Greece’s Prime Minister Alexis Tsipras has urged population to reject international creditors’ demands in a snap referendum on the country’s debt crisis due on July 5.
Alexis Tsipras said a clear vote against austerity would help Greece negotiate a better settlement to the crisis.
Otherwise, the prime minister warned, he would not stay in office to oversee more cuts.
Greece’s bailout expires on June 30, the same day it faces a deadline to repay a €1.6 billion loan to the International Monetary Fund (IMF).
The loan is to be repaid by 18:00 Washington time (22:00 GMT).
EU leaders have warned that a rejection of the creditors’ proposals on July 5 would mean Greece leaving the eurozone – though Alexis Tsipras says he does not want this to happen.
Asian markets rebounded on June 30, with stock markets in Tokyo, Hong Kong and Seoul all rising compared with June 29.

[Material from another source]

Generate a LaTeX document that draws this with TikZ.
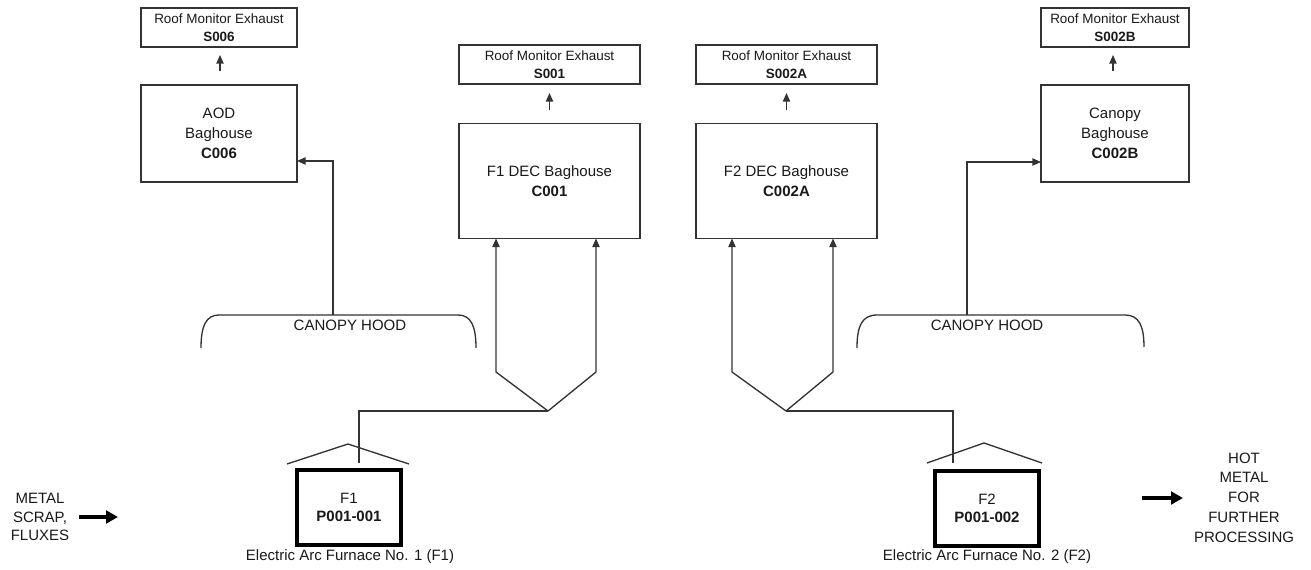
\documentclass[tikz,border=0pt]{standalone}
\usepackage{fontspec}
\setmainfont{Liberation Sans}
\usetikzlibrary{arrows.meta,calc}
\begin{document}
\begin{tikzpicture}[x=0.75pt,y=-0.75pt,
  every node/.style={inner sep=0pt,outer sep=0pt,text=black!90},
  roofbox/.style={draw=black!80,line width=1.1pt,minimum height=29.25pt,align=center,font=\fontsize{10.1}{13.5}\selectfont},
  bagbox/.style={draw=black!80,line width=1.1pt,align=center,font=\fontsize{11.25}{15}\selectfont},
  furnace/.style={draw=black,line width=3pt,minimum width=78pt,minimum height=56.25pt,align=center,font=\fontsize{11.25}{13.5}\selectfont},
  lbl/.style={align=center,font=\fontsize{11.25}{14}\selectfont},
  duct/.style={draw=black!80,line width=1pt},
  arr/.style={-{Triangle[length=6.5pt,width=5.5pt]}},
  bigarr/.style={draw=black,line width=2.6pt,-{Triangle[length=9pt,width=9.5pt]}}
]
\useasboundingbox (0,0) rectangle (1311,570);

% Roof monitor exhausts
\node[roofbox,minimum width=117pt] (S006) at (219,27.5) {Roof Monitor Exhaust\\\textbf{S006}};
\node[roofbox,minimum width=135.75pt] (S001) at (549.5,64.5) {Roof Monitor Exhaust\\\textbf{S001}};
\node[roofbox,minimum width=135.75pt] (S002A) at (786.5,64.5) {Roof Monitor Exhaust\\\textbf{S002A}};
\node[roofbox,minimum width=111pt] (S002B) at (1115,27.5) {Roof Monitor Exhaust\\\textbf{S002B}};

% Baghouses
\node[bagbox,minimum width=117pt,minimum height=72.75pt] (C006) at (219,133.5) {AOD\\Baghouse\\\textbf{C006}};
\node[bagbox,minimum width=135.75pt,minimum height=86.25pt] (C001) at (549.5,181) {F1 DEC Baghouse\\\textbf{C001}};
\node[bagbox,minimum width=135.75pt,minimum height=86.25pt] (C002A) at (786.5,181) {F2 DEC Baghouse\\\textbf{C002A}};
\node[bagbox,minimum width=111pt,minimum height=72.75pt] (C002B) at (1115,133.5) {Canopy\\Baghouse\\\textbf{C002B}};

% Baghouse -> exhaust arrows
\draw[duct,arr] ($(C006.north)+(1,-14)$) -- ($(S006.south)+(1,8)$);
\draw[duct,arr] ($(C001.north)+(0,-13)$) -- ($(S001.south)+(0,9)$);
\draw[duct,arr] ($(C002A.north)+(0,-13)$) -- ($(S002A.south)+(0,9)$);
\draw[duct,arr] ($(C002B.north)+(-2,-14)$) -- ($(S002B.south)+(-2,8)$);

% Canopy hoods
\draw[duct] (201,348) .. controls (201,326) and (206,315) .. (219,315) -- (458,315) .. controls (471,315) and (476,326) .. (476,348);
\draw[duct] (857,348) .. controls (857,326) and (862,315) .. (877,315) -- (1125,315) .. controls (1139,315) and (1144,326) .. (1144,347);
\node[lbl] (hoodtxtL) at (350,325) {CANOPY HOOD};
\node[lbl] (hoodtxtR) at (987,325) {CANOPY HOOD};
\coordinate (hoodL) at (333,315);
\coordinate (hoodR) at (967,315);
\draw[duct,arr] (hoodL) |- ($(C006.south east)+(0,-21)$);
\draw[duct,arr] (hoodR) |- ($(C002B.south west)+(0,-20)$);

% Furnaces
\node[furnace] (F1) at (349,507.5) {F1\\\textbf{P001-001}};
\node[furnace] (F2) at (987,508) {F2\\\textbf{P001-002}};
\node[lbl] (F1lbl) at (350,557) {Electric Arc Furnace No. 1 (F1)};
\node[lbl] (F2lbl) at (987,557) {Electric Arc Furnace No. 2 (F2)};

% Furnace hoods
\draw[duct] (287,464) -- (348,444) -- (409,464);
\draw[duct] (927,463) -- (984,443) -- (1042,463);

% DEC ducts
\coordinate (d1) at (359,463);
\coordinate (j1) at (548,411);
\coordinate (a1) at (496,372);
\coordinate (b1) at (596,372);
\draw[duct] (d1) |- (j1);
\draw[duct,arr] (j1) -- (a1) -- (a1 |- C001.south);
\draw[duct,arr] (j1) -- (b1) -- (b1 |- C001.south);

\coordinate (d2) at (953,463);
\coordinate (j2) at (786,411);
\coordinate (a2) at (732,372);
\coordinate (b2) at (833,372);
\draw[duct] (d2) |- (j2);
\draw[duct,arr] (j2) -- (a2) -- (a2 |- C002A.south);
\draw[duct,arr] (j2) -- (b2) -- (b2 |- C002A.south);

% Input / output
\node[lbl] (metal) at (40,517) {METAL\\SCRAP,\\FLUXES};
\node[lbl,font=\fontsize{11.25}{14.8}\selectfont] (hot) at (1244,497.5) {HOT\\METAL\\FOR\\FURTHER\\PROCESSING};
\coordinate (inend) at (118,517);
\coordinate (outstart) at (1142,498);
\draw[bigarr] ($(metal.east)+(10,0)$) -- (inend);
\draw[bigarr] (outstart) -- ($(hot.west)+(-11,0.5)$);
\end{tikzpicture}
\end{document}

Tens of thousands of people gathered outside the Greek parliament in Athens on Monday evening in a show of support for the government’s proposals. A rival protest organized by those calling for a “Yes” vote is due later on Tuesday, June 30.
Speaking live on state TV on Monday evening, PM Alexis Tsipras appealed to Greeks to reject the creditors’ proposals, saying this would give Greece “more powerful weapons” to take to the negotiating table.
“We ask you to reject it with all the might of your soul, with the greatest margin possible,” he said.
Alexis Tsipras told viewers he did not believe the creditors wanted Greece out of the eurozone “because the cost is immense”.
He also hinted strongly that he would resign if the result of the referendum was a “Yes” vote.
“If the Greek people want to proceed with austerity plans in perpetuity, which will leave us unable to lift our head… we will respect it, but we will not be the ones to carry it out,” Alexis Tsipras said.
The Greek government has already been forced to order all banks to be closed until July 6 after the European Central Bank (ECB) decided not to extend its emergency funding.
The ECB is believed to have disbursed virtually all of its ceiling for funds, amounting to €89 billion.
Long queues of people were seen snaking outside ATMs on June 29, with withdrawals capped at just €60 a day.
Elderly people, many without bank cards, were seen waiting outside closed bank branches in the hope of getting access to funds.